-- Supplied material start --
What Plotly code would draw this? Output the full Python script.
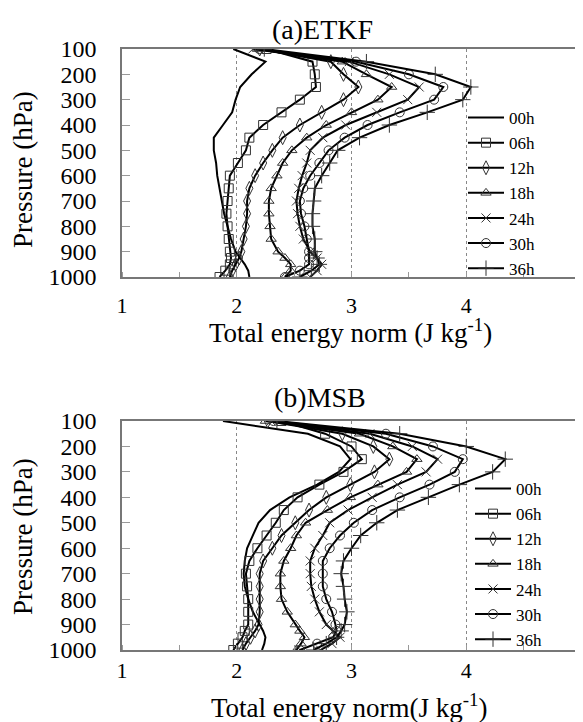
import plotly.graph_objects as go

levels = [100, 150, 200, 250, 300, 350, 400, 450, 500, 550, 600, 650, 700, 750, 800, 850, 900, 925, 950, 975, 1000]
hours = ["00h", "06h", "12h", "18h", "24h", "30h", "36h"]

# (a) ETKF
etkf_00h = [1.97, 2.25, 2.13, 2.03, 1.99, 1.96, 1.88, 1.80, 1.80, 1.82, 1.83, 1.85, 1.87, 1.89, 1.92, 1.95, 1.99, 2.03, 2.07, 2.10, 2.11]
etkf_06h = [2.26, 2.66, 2.68, 2.69, 2.55, 2.39, 2.23, 2.11, 2.08, 2.01, 1.94, 1.93, 1.92, 1.91, 1.92, 1.93, 1.94, 1.95, 1.94, 1.90, 1.85]
etkf_12h = [2.20, 2.82, 2.93, 3.06, 2.93, 2.74, 2.55, 2.40, 2.31, 2.23, 2.16, 2.11, 2.09, 2.09, 2.08, 2.06, 2.04, 2.02, 1.99, 1.96, 1.94]
etkf_18h = [2.18, 2.92, 3.13, 3.35, 3.23, 3.00, 2.78, 2.61, 2.48, 2.40, 2.35, 2.30, 2.28, 2.28, 2.29, 2.30, 2.36, 2.42, 2.47, 2.47, 2.42]
etkf_24h = [2.14, 2.98, 3.33, 3.59, 3.49, 3.22, 2.95, 2.75, 2.64, 2.61, 2.57, 2.54, 2.52, 2.53, 2.55, 2.58, 2.64, 2.70, 2.74, 2.70, 2.64]
etkf_30h = [2.20, 3.04, 3.50, 3.80, 3.72, 3.42, 3.14, 2.94, 2.80, 2.72, 2.64, 2.58, 2.55, 2.56, 2.59, 2.61, 2.63, 2.63, 2.63, 2.55, 2.42]
etkf_36h = [2.24, 3.13, 3.73, 4.04, 3.97, 3.66, 3.33, 3.07, 2.88, 2.81, 2.74, 2.68, 2.67, 2.66, 2.66, 2.68, 2.68, 2.70, 2.72, 2.65, 2.55]

# (b) MSB
msb_00h = [1.88, 2.62, 2.90, 2.99, 2.89, 2.70, 2.46, 2.29, 2.19, 2.14, 2.09, 2.07, 2.06, 2.07, 2.10, 2.14, 2.20, 2.23, 2.25, 2.24, 2.22]
msb_06h = [2.39, 2.77, 3.00, 3.09, 2.93, 2.72, 2.53, 2.41, 2.34, 2.26, 2.18, 2.11, 2.08, 2.09, 2.10, 2.10, 2.10, 2.07, 2.05, 2.01, 1.97]
msb_12h = [2.27, 2.92, 3.19, 3.33, 3.20, 2.99, 2.78, 2.63, 2.51, 2.39, 2.31, 2.23, 2.20, 2.20, 2.20, 2.20, 2.19, 2.16, 2.12, 2.08, 2.05]
msb_18h = [2.25, 3.07, 3.36, 3.57, 3.48, 3.23, 2.99, 2.79, 2.60, 2.52, 2.47, 2.41, 2.38, 2.38, 2.39, 2.44, 2.51, 2.55, 2.59, 2.56, 2.52]
msb_24h = [2.30, 3.16, 3.53, 3.75, 3.65, 3.40, 3.18, 2.97, 2.81, 2.75, 2.68, 2.64, 2.64, 2.65, 2.68, 2.72, 2.78, 2.84, 2.90, 2.83, 2.73]
msb_30h = [2.32, 3.30, 3.71, 3.97, 3.90, 3.68, 3.42, 3.18, 3.02, 2.90, 2.81, 2.75, 2.75, 2.75, 2.78, 2.83, 2.86, 2.87, 2.84, 2.70, 2.55]
msb_36h = [2.35, 3.42, 4.00, 4.34, 4.23, 3.94, 3.67, 3.40, 3.22, 3.08, 3.00, 2.93, 2.91, 2.93, 2.94, 2.96, 2.94, 2.91, 2.87, 2.78, 2.67]

etkf = [etkf_00h, etkf_06h, etkf_12h, etkf_18h, etkf_24h, etkf_30h, etkf_36h]
msb = [msb_00h, msb_06h, msb_12h, msb_18h, msb_24h, msb_30h, msb_36h]

x_ticks = [1, 2, 3, 4, 5]
y_ticks = [100, 200, 300, 400, 500, 600, 700, 800, 900, 1000]

symbols = [None, "square-open", "diamond-tall-open", "triangle-up-open", "x-thin-open", "circle-open", "cross-thin-open"]
sizes = [0, 9, 10, 9, 9, 9, 11]

# page has an 8px body margin; figure is sized to fit the 583x722 window
OFF = 8
W, H = 583 - OFF, 722 - OFF
FONT = '"Liberation Serif", "Times New Roman", serif'

fig = go.Figure()

def add_panel(data, xa, ya, leg):
    for i, (h, vals) in enumerate(zip(hours, data)):
        if symbols[i] is None:
            mode = "lines"
            marker = None
        else:
            mode = "lines+markers"
            marker = dict(symbol=symbols[i], size=sizes[i], color="#333333",
                          line=dict(color="#333333", width=1))
        fig.add_trace(go.Scatter(
            x=vals, y=levels, mode=mode, name=h, marker=marker,
            line=dict(color="black", width=2),
            xaxis=xa, yaxis=ya, legend=leg, showlegend=True,
        ))

add_panel(etkf, "x", "y", "legend")
add_panel(msb, "x2", "y2", "legend2")

def px_y(py):
    return 1 - (py - OFF) / H

def px_x(px):
    return (px - OFF) / W

top_dom = [px_y(277), px_y(49)]
bot_dom = [px_y(650), px_y(421)]

xcommon = dict(range=[1, 5], tickvals=x_ticks, ticks="", showgrid=True,
               gridcolor="#888888", griddash="dot", gridwidth=1,
               showline=True, linecolor="#777777", linewidth=1.5, mirror=True,
               zeroline=False,
               minor=dict(dtick=0.5, tick0=1, ticks="inside", ticklen=5,
                          tickcolor="#999999", showgrid=False),
               tickfont=dict(family=FONT, size=22, color="black"),
               domain=[px_x(122), px_x(581)])
ycommon = dict(range=[1000, 100], tickvals=y_ticks, ticks="inside", ticklen=8,
               tickcolor="#999999", showgrid=False,
               showline=True, linecolor="#777777", linewidth=1.5, mirror=True,
               zeroline=False,
               tickfont=dict(family=FONT, size=24, color="black"),
               ticklabelstandoff=19)

legfont = dict(family=FONT, size=17, color="black")

fig.update_layout(
    width=W, height=H,
    margin=dict(l=0, r=0, t=0, b=0, autoexpand=False),
    paper_bgcolor="white", plot_bgcolor="white",
    font=dict(family=FONT, color="black"),
    xaxis=dict(**xcommon, anchor="y", ticklabelstandoff=8),
    yaxis=dict(**ycommon, anchor="x", domain=top_dom),
    xaxis2=dict(**xcommon, anchor="y2", ticklabelstandoff=0),
    yaxis2=dict(**ycommon, anchor="x2", domain=bot_dom),
    legend=dict(x=px_x(463), y=px_y(100), xanchor="left", yanchor="top",
                bgcolor="rgba(0,0,0,0)", itemwidth=36, font=legfont, tracegroupgap=0),
    legend2=dict(x=px_x(470), y=px_y(471), xanchor="left", yanchor="top",
                 bgcolor="rgba(0,0,0,0)", itemwidth=36, font=legfont, tracegroupgap=0),
    showlegend=True,
)

annotations = [
    dict(text="(a)ETKF", x=px_x(322), y=px_y(29), xref="paper", yref="paper",
         showarrow=False, font=dict(family=FONT, size=28), xanchor="center", yanchor="middle"),
    dict(text="(b)MSB", x=px_x(320), y=px_y(398), xref="paper", yref="paper",
         showarrow=False, font=dict(family=FONT, size=28), xanchor="center", yanchor="middle"),
    dict(text="Total energy norm (J kg<sup>-1</sup>)", x=px_x(350), y=px_y(331), xref="paper", yref="paper",
         showarrow=False, font=dict(family=FONT, size=27), xanchor="center", yanchor="middle"),
    dict(text="Total energy norm(J kg<sup>-1</sup>)", x=px_x(349), y=px_y(706), xref="paper", yref="paper",
         showarrow=False, font=dict(family=FONT, size=27), xanchor="center", yanchor="middle"),
    dict(text="Pressure (hPa)", x=px_x(23), y=px_y(170), xref="paper", yref="paper",
         showarrow=False, font=dict(family=FONT, size=27), textangle=-90,
         xanchor="center", yanchor="middle"),
    dict(text="Pressure (hPa)", x=px_x(23), y=px_y(537), xref="paper", yref="paper",
         showarrow=False, font=dict(family=FONT, size=27), textangle=-90,
         xanchor="center", yanchor="middle"),
]
fig.update_layout(annotations=annotations)

fig.write_html("out.html")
-- Supplied material end --
— Task description —
Your task is to return the lines above, from the first one up to and including the line containing "import plotly.graph_objects as go", minus any pictures.

— The result —
What Plotly code would draw this? Output the full Python script.
import plotly.graph_objects as go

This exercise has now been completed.